* Your task *
Transcribe every line from the top down to the line with "PW, PH = W - ML - MR, H - MT - MB", both ends included, but not the pictures.

* Collected material *
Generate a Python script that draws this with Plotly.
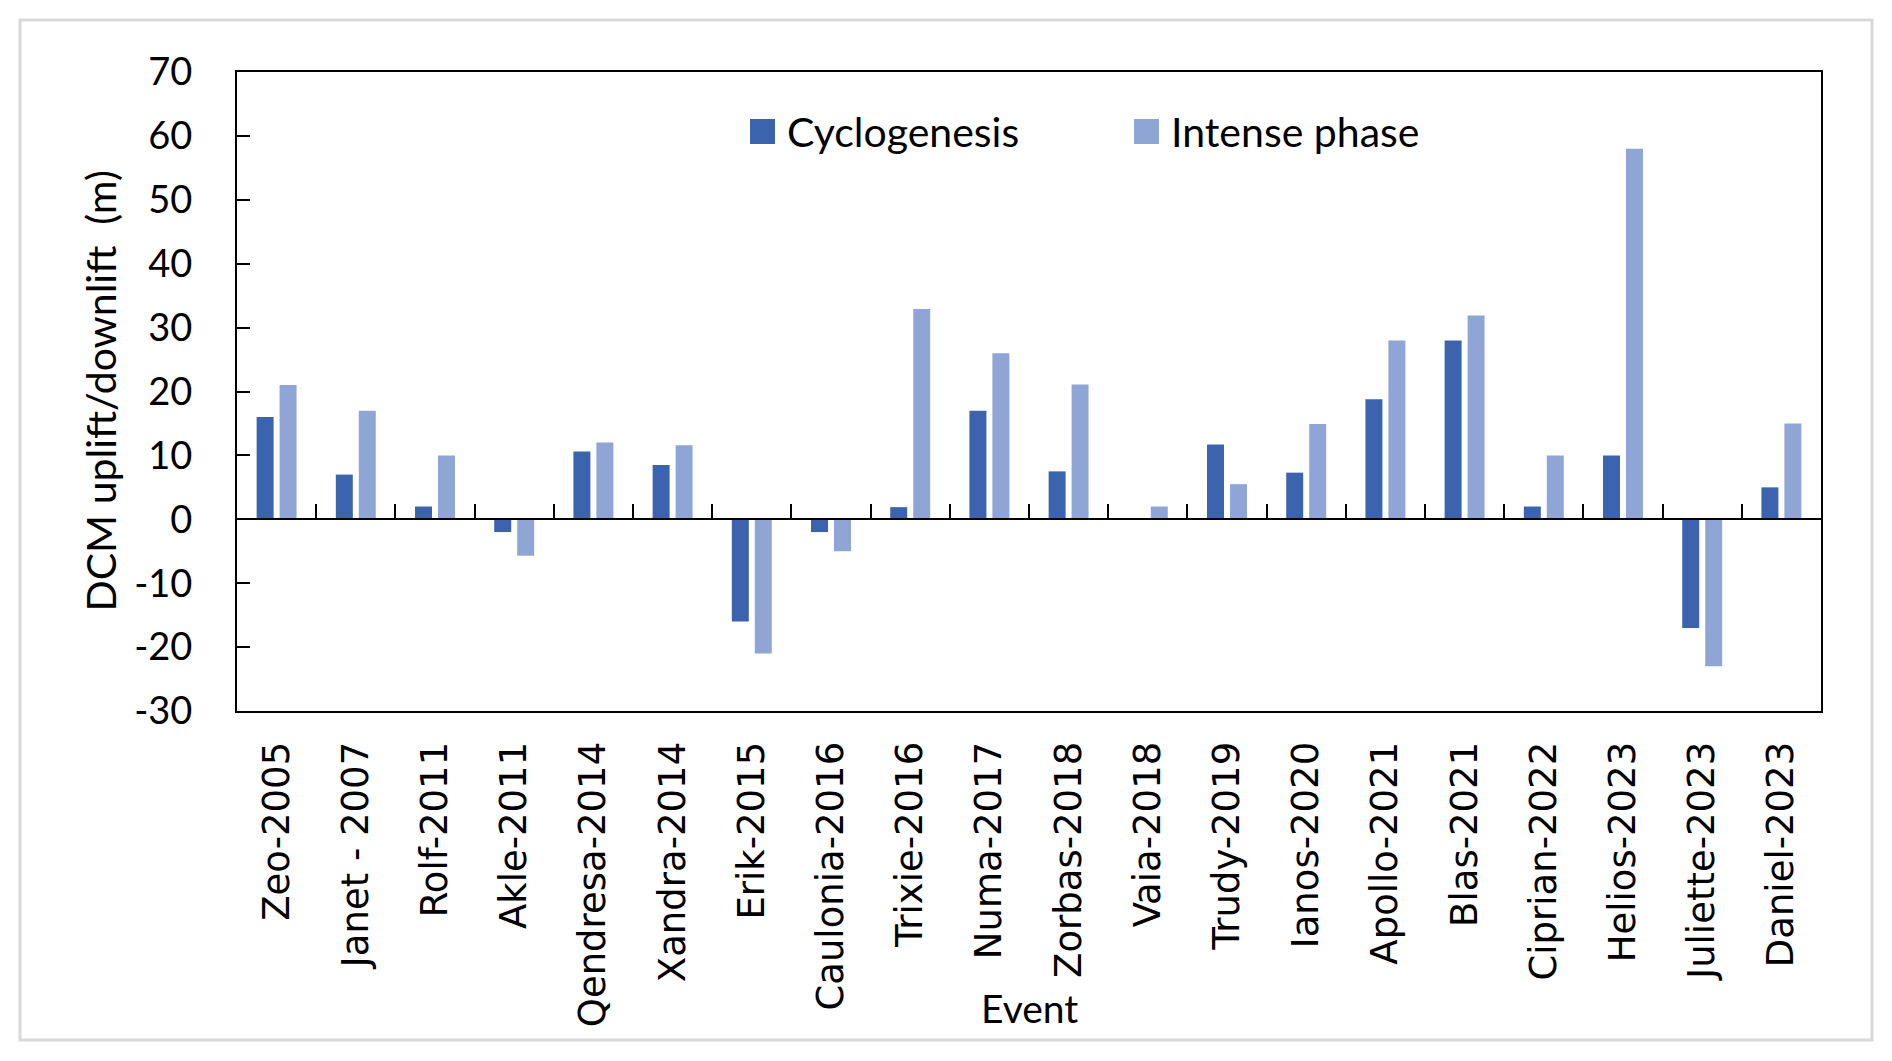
import plotly.graph_objects as go

events = ["Zeo-2005", "Janet - 2007", "Rolf-2011", "Akle-2011", "Qendresa-2014",
          "Xandra-2014", "Erik-2015", "Caulonia-2016", "Trixie-2016", "Numa-2017",
          "Zorbas-2018", "Vaia-2018", "Trudy-2019", "Ianos-2020", "Apollo-2021",
          "Blas-2021", "Ciprian-2022", "Helios-2023", "Juliette-2023", "Daniel-2023"]
cyclogenesis = [16, 7, 2, -2, 10.6, 8.5, -16, -2, 1.9, 17, 7.5, 0, 11.7, 7.3, 18.8,
                28, 2, 10, -17, 5]
intense = [21, 17, 10, -5.7, 12, 11.6, -21, -5, 32.9, 26, 21.1, 2, 5.5, 14.9, 28,
           31.9, 10, 58, -23, 15]
y_ticks = list(range(-30, 71, 10))
y_ticktext = [str(v) for v in y_ticks]

W, H = 1892, 1061
ML, MR, MT, MB = 237, 71, 72, 350
PW, PH = W - ML - MR, H - MT - MB


def px(x):
    return (x - ML) / PW


def py(y):
    return (H - MB - y) / PH


C1 = "#3C64AE"
C2 = "#8EA5D6"
FONT = "Lato"

fig = go.Figure()
fig.add_trace(go.Bar(x=events, y=cyclogenesis, name="Cyclogenesis",
                     marker=dict(color=C1, line=dict(width=0)), showlegend=False))
fig.add_trace(go.Bar(x=events, y=intense, name="Intense phase",
                     marker=dict(color=C2, line=dict(width=0)), showlegend=False))
# invisible helper trace for the zero-line tick axis
fig.add_trace(go.Scatter(x=list(range(len(events))), y=[0] * len(events), xaxis="x2",
                         mode="markers", marker=dict(opacity=0), hoverinfo="skip",
                         showlegend=False))

shapes = [
    dict(type="rect", xref="paper", yref="paper", x0=px(20), x1=px(1872),
         y0=py(1040), y1=py(20), line=dict(color="#d9d9d9", width=3), layer="below"),
    dict(type="rect", xref="paper", yref="paper", x0=px(750), x1=px(775),
         y0=py(144), y1=py(119), fillcolor=C1, line=dict(width=0)),
    dict(type="rect", xref="paper", yref="paper", x0=px(1134), x1=px(1159),
         y0=py(144), y1=py(119), fillcolor=C2, line=dict(width=0)),
]
annotations = [
    dict(text="Cyclogenesis", xref="paper", yref="paper", x=px(785), y=py(131),
         xanchor="left", yanchor="middle", showarrow=False,
         font=dict(family=FONT, size=41, color="black")),
    dict(text="Intense phase", xref="paper", yref="paper", x=px(1169), y=py(131),
         xanchor="left", yanchor="middle", showarrow=False,
         font=dict(family=FONT, size=41, color="black")),
    dict(text="DCM uplift/downlift  (m)", xref="paper", yref="paper", x=px(100), y=0.5,
         xanchor="center", yanchor="middle", textangle=-90, showarrow=False,
         font=dict(family=FONT, size=41, color="black")),
    dict(text="Event", xref="paper", yref="paper", x=0.5, y=py(1008),
         xanchor="center", yanchor="middle", showarrow=False,
         font=dict(family=FONT, size=39, color="black")),
]

fig.update_layout(
    width=W, height=H,
    margin=dict(l=ML, r=MR, t=MT, b=MB, autoexpand=False),
    paper_bgcolor="white", plot_bgcolor="white",
    barmode="group", bargap=0.42, bargroupgap=0.26,
    shapes=shapes, annotations=annotations,
    showlegend=False,
    xaxis=dict(type="category", categoryorder="array", categoryarray=events,
               showline=True, mirror=True, linecolor="black", linewidth=2,
               ticks="", tickangle=-90, ticklabelstandoff=14,
               tickfont=dict(family="DejaVu Sans", size=37, color="black"),
               showgrid=False, zeroline=False, automargin=False),
    xaxis2=dict(overlaying="x", anchor="free", position=0.3, range=[-0.5, len(events) - 0.5],
                showline=True, linecolor="black", linewidth=2,
                ticks="inside", ticklen=14, tickwidth=2, tickcolor="black",
                tickvals=[i + 0.5 for i in range(len(events) - 1)],
                showticklabels=False, showgrid=False, zeroline=False),
    yaxis=dict(range=[-30, 70], tickvals=y_ticks, ticktext=y_ticktext,
               showline=True, mirror=True,
               linecolor="black", linewidth=2, ticks="inside", ticklen=13, tickwidth=2,
               tickcolor="black", ticklabelstandoff=35,
               tickfont=dict(family=FONT, size=38, color="black"),
               showgrid=False, zeroline=False, automargin=False),
)

fig.write_html("out.html", config={"displayModeBar": False},
               post_script="document.body.style.margin='0px';")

* Exercise answer *
Generate a Python script that draws this with Plotly.
import plotly.graph_objects as go

events = ["Zeo-2005", "Janet - 2007", "Rolf-2011", "Akle-2011", "Qendresa-2014",
          "Xandra-2014", "Erik-2015", "Caulonia-2016", "Trixie-2016", "Numa-2017",
          "Zorbas-2018", "Vaia-2018", "Trudy-2019", "Ianos-2020", "Apollo-2021",
          "Blas-2021", "Ciprian-2022", "Helios-2023", "Juliette-2023", "Daniel-2023"]
cyclogenesis = [16, 7, 2, -2, 10.6, 8.5, -16, -2, 1.9, 17, 7.5, 0, 11.7, 7.3, 18.8,
                28, 2, 10, -17, 5]
intense = [21, 17, 10, -5.7, 12, 11.6, -21, -5, 32.9, 26, 21.1, 2, 5.5, 14.9, 28,
           31.9, 10, 58, -23, 15]
y_ticks = list(range(-30, 71, 10))
y_ticktext = [str(v) for v in y_ticks]

W, H = 1892, 1061
ML, MR, MT, MB = 237, 71, 72, 350
PW, PH = W - ML - MR, H - MT - MB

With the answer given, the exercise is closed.